MuGS: Multi-Baseline Generalizable Gaussian Splatting Reconstruction
Yaopeng Lou, Liao Shen, Tianqi Liu, Jiaqi Li, Zihao Huang, Huiqiang Sun, Zhiguo Cao
TL;DR
MuGS tackles the challenge of generalizable novel view synthesis across varying input baselines by fusing multi-view stereo and monocular depth cues within a 3D Gaussian splatting framework. A projection-and-sampling depth fusion refines the depth volume, guided by a learned consistency cue and enhanced by a lightweight attention mechanism, while a reference-view loss provides contextual supervision. The method achieves state-of-the-art or competitive results across small- and large-baseline datasets and shows promising zero-shot performance, demonstrating practical impact for versatile 3D reconstruction and rendering without per-scene optimization.
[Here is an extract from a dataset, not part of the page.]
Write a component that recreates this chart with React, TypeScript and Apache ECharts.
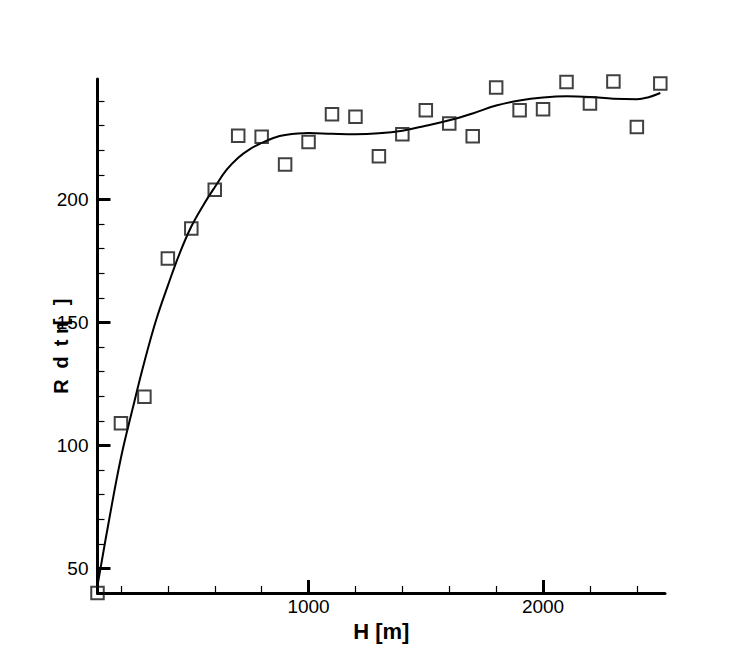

The approach extends fast rendering and robust geometry reconstruction by leveraging both robust MDE features and precise MVS depth guidance, with ablations confirming the contributions of depth refinement, feature augmentation, and reference supervision.
Abstract
We present Multi-Baseline Gaussian Splatting (MuGS), a generalized feed-forward approach for novel view synthesis that effectively handles diverse baseline settings, including sparse input views with both small and large baselines. Specifically, we integrate features from Multi-View Stereo (MVS) and Monocular Depth Estimation (MDE) to enhance feature representations for generalizable reconstruction. Next, We propose a projection-and-sampling mechanism for deep depth fusion, which constructs a fine probability volume to guide the regression of the feature map. Furthermore, We introduce a reference-view loss to improve geometry and optimization efficiency. We leverage 3D Gaussian representations to accelerate training and inference time while enhancing rendering quality. MuGS achieves state-of-the-art performance across multiple baseline settings and diverse scenarios ranging from simple objects (DTU) to complex indoor and outdoor scenes (RealEstate10K). We also demonstrate promising zero-shot performance on the LLFF and Mip-NeRF 360 datasets. Code is available at https://github.com/EuclidLou/MuGS.